# where to get and what kind?



## wibowhunt (Jun 15, 2008)

Just got a .357. I want to do alot of shooting now, to get used to the gun. I'm new to handguning so I just want to shoot and get to know my gun so I dont really care about quality for now.


What is the cheapest ammo I can get and where can I buy it?
I want .38 special and .357 mag. Thanks

P.S. I live in WI


----------



## Bob Wright (May 10, 2006)

Most shooting ranges and gun shops sell "remanufactured" ammunition. This is usually from brass picked up on the range or turned in by previous purchasers. It is reloaded and sold for fairly low prices. In addition, bulk ammunition can be bought from Cabela's or Midway, but must be a fairly large quantity to justify the shipping costs.

Also, both Federal and Winchester make an economy line of ammunition, though it costs somewhat more than the "remanufactured" stuff.

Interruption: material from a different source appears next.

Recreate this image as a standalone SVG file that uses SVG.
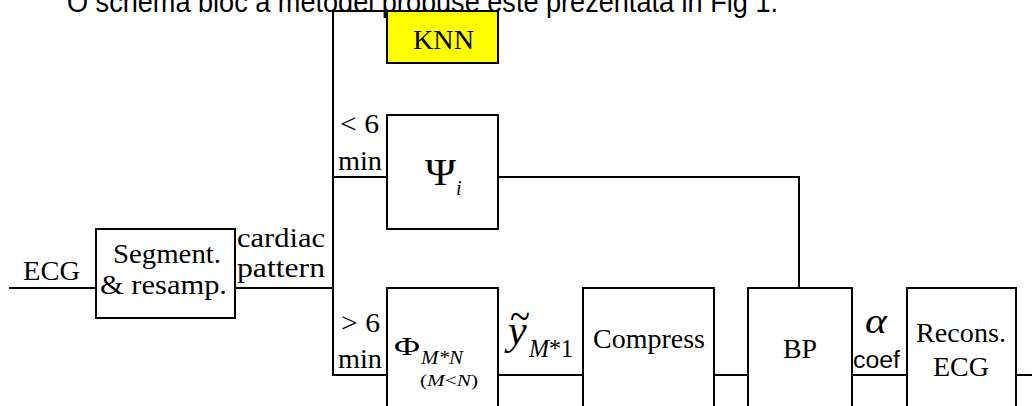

You'll find .38 Special to be the most economical, as its more popular than the .357 Magnum. Also, lead bullets will be cheaper than jacketed. Some of this will lead your bore more, but is easily removed in cleaning.

Keep looking around.

Bob Wright


----------



## Dsig1 (Dec 23, 2007)

I've bought some .38 over the internet at a low cost, under $13.50 per box even after shipping costs. I've bought from Natchez shooting supply and RR Arms with good success. Nothing like having a 1,000 round case show up on your doorstep for less than you can go out an buy at Wall*Mart for.

http://www.natchezss.com

http://www.rrarms.com/catalog.php?prod=A38R


----------